New Medieval Bible Meditations: Scripture Interpretations for Preachers, Nuns, and other Guilty Bystanders is Clifton Stringer’s contribution to the renewal of the Church’s reading and teaching of the Holy Bible. I try to pick a passage from the lectionary for the coming Sunday, ideally one shared by both Roman Catholic and Protestant (both Revised Common & Episcopalian) lectionaries.

The premise of this method of interpretation is that Sacred Scripture, because it is divine revelation, has wondrous depths. That Scripture is ‘divine revelation’ means that Scripture is divine truth and wisdom graciously shown to us by God. Scripture is thus a created participation in the divine Word (Jn. 1:1) who is the second person of the Holy Trinity. Sacred Scripture is thus, and ultimately, a participation in God’s own knowledge, the very joyful eternal life of the Father, Son, and Holy Spirit. Scripture is shared with us out of love that we might become wise and good, and be saved.

Since the infinite God is the author of Sacred Scripture, in addition to Scripture’s “literal or historical” sense, many passages of the Bible will have mystical senses (or spiritual senses). The literal sense is, as it were, the fountain and foundation of these mystical senses. These mystical senses are usually reckoned at three: the allegorical sense, the moral sense, and the anagogical sense.

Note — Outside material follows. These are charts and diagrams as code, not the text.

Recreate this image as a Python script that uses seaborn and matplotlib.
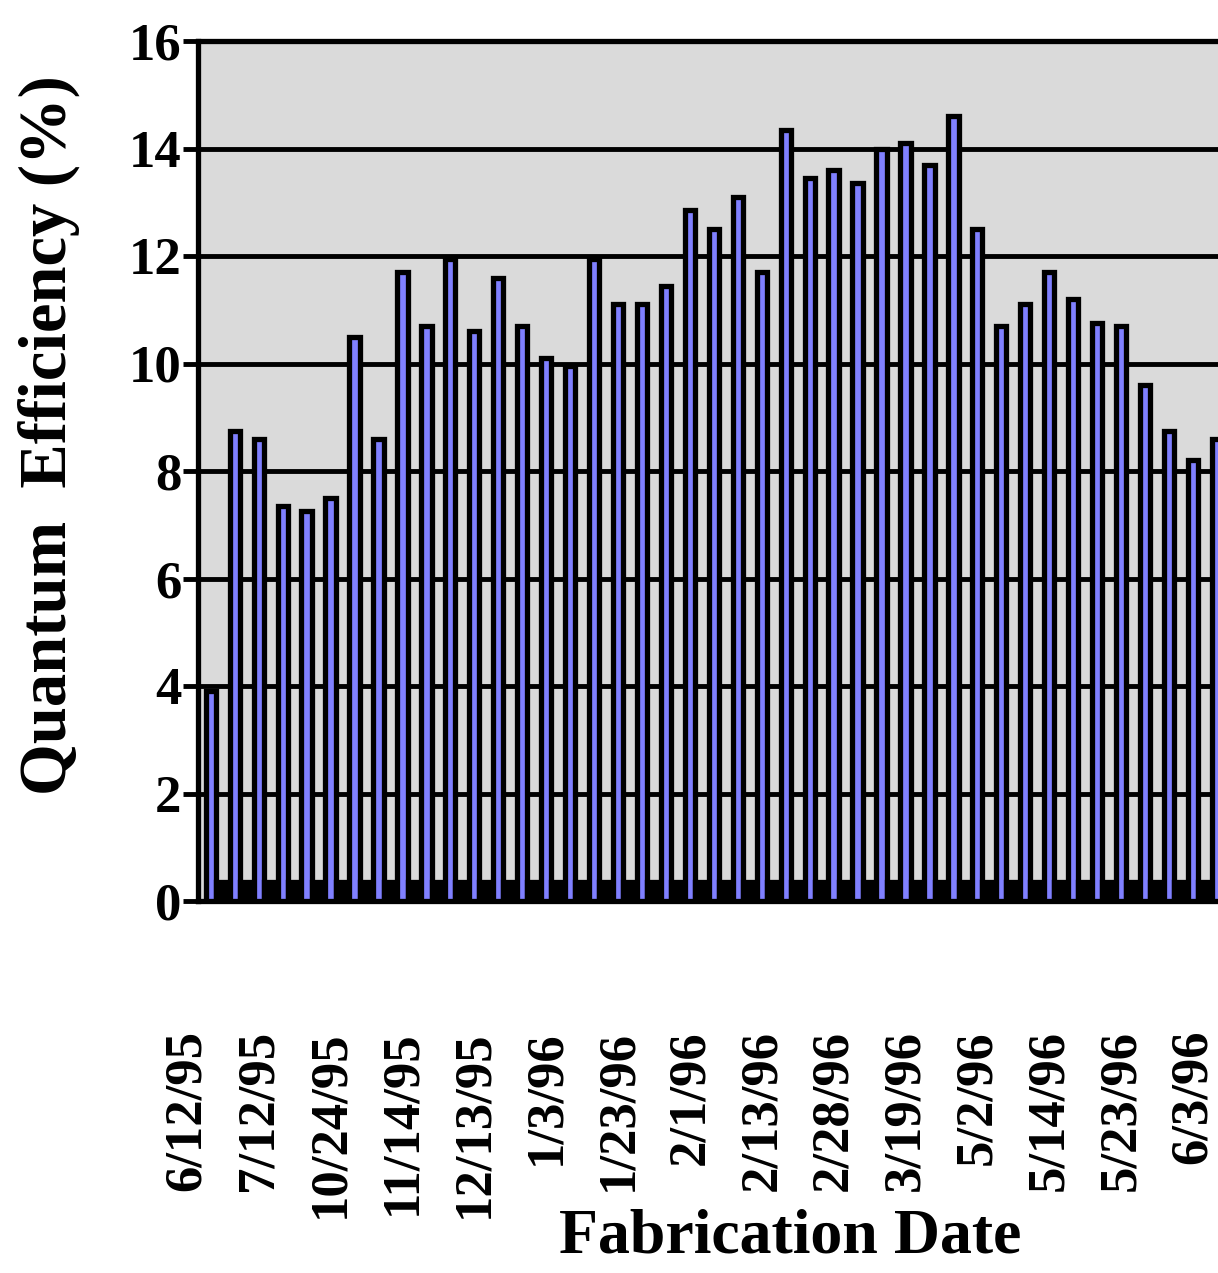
import numpy as np
import pandas as pd
import matplotlib
matplotlib.use("Agg")
import matplotlib.pyplot as plt
import seaborn as sns
from matplotlib.transforms import blended_transform_factory

# ---- data ----
qe_values = [3.9, 8.75, 8.6, 7.35, 7.25, 7.5, 10.5, 8.6, 11.7, 10.7,
             11.95, 10.6, 11.6, 10.7, 10.1, 9.95, 11.95, 11.1, 11.1, 11.45,
             12.85, 12.5, 13.1, 11.7, 14.35, 13.45, 13.6, 13.35, 14.0, 14.1,
             13.7, 14.6, 12.5, 10.7, 11.1, 11.7, 11.2, 10.75, 10.7, 9.6,
             8.75, 8.2, 8.6]
base_values = [0.35, 0.35, 0.35, 0.35, 0.35, 0.35, 0.35, 0.35, 0.35, 0.35,
               0.35, 0.35, 0.35, 0.35, 0.35, 0.35, 0.35, 0.35, 0.35, 0.35,
               0.35, 0.35, 0.35, 0.35, 0.35, 0.35, 0.35, 0.35, 0.35, 0.35,
               0.35, 0.35, 0.35, 0.35, 0.35, 0.35, 0.35, 0.35, 0.35, 0.35,
               0.35, 0.35, 0.35]
date_labels = ["6/12/95", "7/12/95", "10/24/95", "11/14/95", "12/13/95",
               "1/3/96", "1/23/96", "2/1/96", "2/13/96", "2/28/96",
               "3/19/96", "5/2/96", "5/14/96", "5/23/96", "6/3/96"]
label_slots = [-1, 2, 5, 8, 11, 14, 17, 20, 23, 26, 29, 32, 35, 38, 41]
y_ticks = [0, 2, 4, 6, 8, 10, 12, 14, 16]

n = len(qe_values)
df = pd.DataFrame({
    "sample": list(range(n)) * 2,
    "series": ["QE"] * n + ["base"] * n,
    "value": qe_values + base_values,
})

sns.set_theme(style="white")
plt.rcParams["font.family"] = ["Liberation Serif", "DejaVu Serif"]
plt.rcParams["text.color"] = "black"
plt.rcParams["axes.labelcolor"] = "black"
plt.rcParams["xtick.color"] = "black"
plt.rcParams["ytick.color"] = "black"

fig = plt.figure(figsize=(12.18, 12.73), dpi=100)
ax = fig.add_axes([198 / 1218, (1273 - 901) / 1273, 1030 / 1218, 860 / 1273])
ax.set_facecolor("#dadada")

sns.barplot(data=df, x="sample", y="value", hue="series",
            hue_order=["QE", "base"],
            palette={"QE": "#8080ff", "base": "black"},
            saturation=1, width=0.86, edgecolor="black", linewidth=3.8,
            legend=False, ax=ax, zorder=3)

ax.set_ylim(0, 16)
ax.set_xlim(-0.75, n - 0.75)
ax.set_yticks(y_ticks)
ax.set_yticklabels([str(v) for v in y_ticks], fontsize=38, fontweight="bold",
                   color="black")
ax.yaxis.grid(True, color="black", linewidth=3.5)
ax.xaxis.grid(False)
ax.set_axisbelow(True)
ax.tick_params(axis="y", length=11, width=3.5, color="black", pad=1,
               direction="out", left=True, labelcolor="black")
ax.set_xticks([])

for side in ["left", "bottom", "top"]:
    ax.spines[side].set_visible(True)
    ax.spines[side].set_color("black")
    ax.spines[side].set_linewidth(3.8)
ax.spines["right"].set_visible(False)

# date labels under every third sample
trans = blended_transform_factory(ax.transData, ax.transAxes)
for slot, lab in zip(label_slots, date_labels):
    ax.text(slot - 0.21, -0.150, lab, transform=trans, rotation=90,
            ha="center", va="top", fontsize=38, fontweight="bold",
            color="black", clip_on=False)

ax.set_ylabel("Quantum  Efficiency (%)", fontsize=48, fontweight="bold",
              color="black")
ax.yaxis.set_label_coords(-0.115, 0.542)
ax.set_xlabel("Fabrication Date", fontsize=46, fontweight="bold",
              color="black")
ax.xaxis.set_label_coords(0.575, -0.357)

fig.savefig("out.png", dpi=100)
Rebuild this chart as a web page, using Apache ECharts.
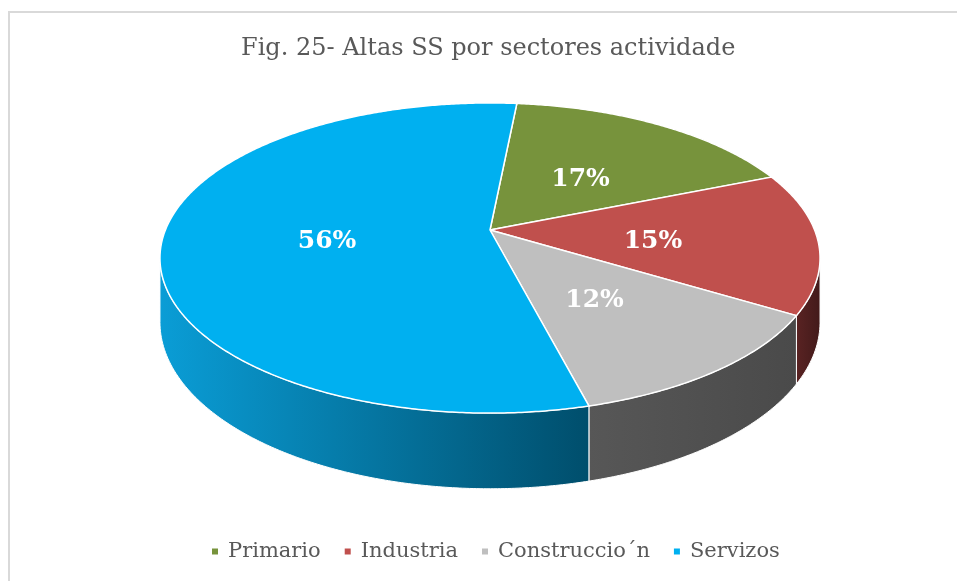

Here is how St. Bonaventure describes these three mystical senses: “Allegory occurs when by one thing is indicated another which is a matter of belief” – like when one thing in Scripture prefigures another later thing, or builds on an earlier prefiguration. “The tropological or moral understanding occurs when, from something done, we learn something else which we should do” – like when Christ or an apostle does something holy that we must imitate. “The anagogical meaning, a kind of ‘lifting upwards,’ occurs when we are shown what it is we should desire, that is, the eternal happiness of the blessed” – that is, when we catch a glimpse of the glory of God.

Aquinas even notes that, since God understands all things through one infinite act of being, God can intend for there to be more than one meaning of a scripture at the literal level.

All four senses (literal, allegorical, moral, anagogical) are effective for preaching, teaching, and training in righteousness, as the Spirit leads.

To reflect further on these senses consider, for example, Thomas Aquinas’ Summa Theologiae 1.1.10 or Bonaventure’s Breviloquium, Prologue, section 4.

Also note that, in writing these meditations, I do not do any ‘historical critical’ research into the passages. If you would like to do this, it can add to your understanding of the literal sense, and even sometimes spur your imagination among the other senses. But many modern scholars focus on ‘historical critical’ questions almost exclusively; read their works, insofar as it is helpful for knowing and teaching the gospel of Jesus Christ; there is no need for me to reinvent the wheel.